How low can you go?
| 2 min read
Not all passes in flag football hit their mark. Throwing dimes takes practice — and your quarterback is in elementary school. There’s a learning curve.
Receivers will absolutely benefit from learning how to catch wild passes — especially ones that are about to hit the ground. What some coaches call a “pinkie catch,” others call “catching a low pass.” Either way, a player’s pinkie fingers have a key role when a pass comes in below the waist.
Here’s the best way to make a pinkie catch and keep the play alive.
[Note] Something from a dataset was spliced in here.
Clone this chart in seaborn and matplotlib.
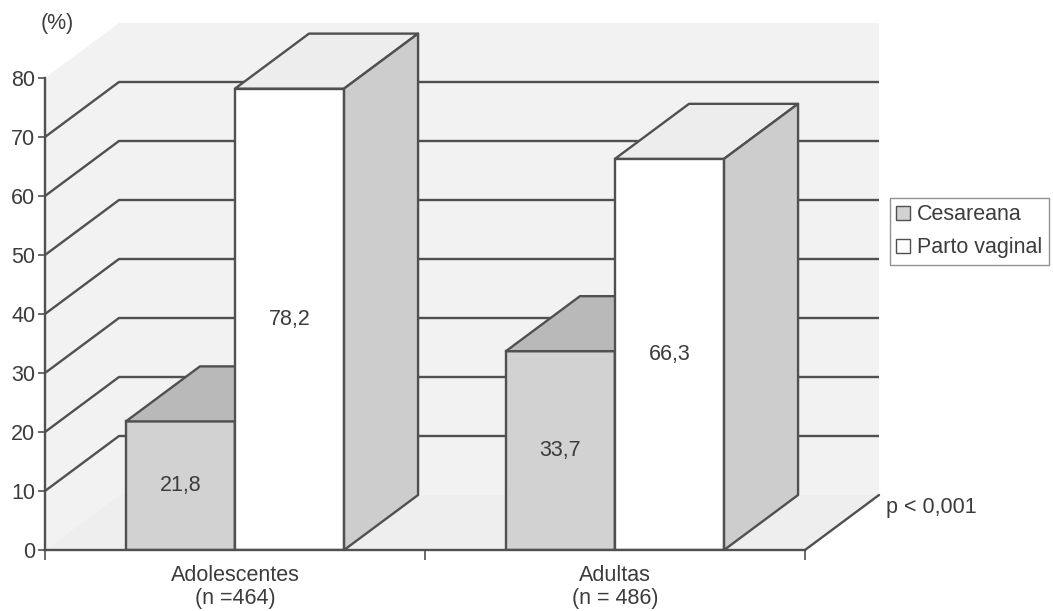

First, get the body positioning down — way down. A receiver should bend low at the knees and or waist, depending on their body position when receiving the ball. Experienced coaches tell players to get lower than they think they need to be. That way they’ll have a better shot at making the catch, instead of batting the ball to the ground.
It’s much easier for a kid to make a low catch directly in front of their body. Help your players practice watching the pass in the air and adjusting their position on the field so they’re in line with the ball.
Like all catches, arms should be slightly bent to absorb the momentum of the football. Palms are up with fingers pointed to the ground. Pinkie fingers cross at their tops. Tell younger players to make a rake with their fingers.
During the catch, the nose of the football should fit in the space above the pinkies, in between the palms. Now the receiver’s fingers can tighten firmly around the ball. Elbows and arms should be close together so the ball can’t fall in between them.
A pinkie catch isn’t just for low passes. The same hand positioning is used to catch deep passes over the shoulder. The receiver catches the ball with their palms up, pinkies together, elbows side by side. Make sure your receivers practice making the catch on both sides of their bodies. The more options, the better the plays on game day!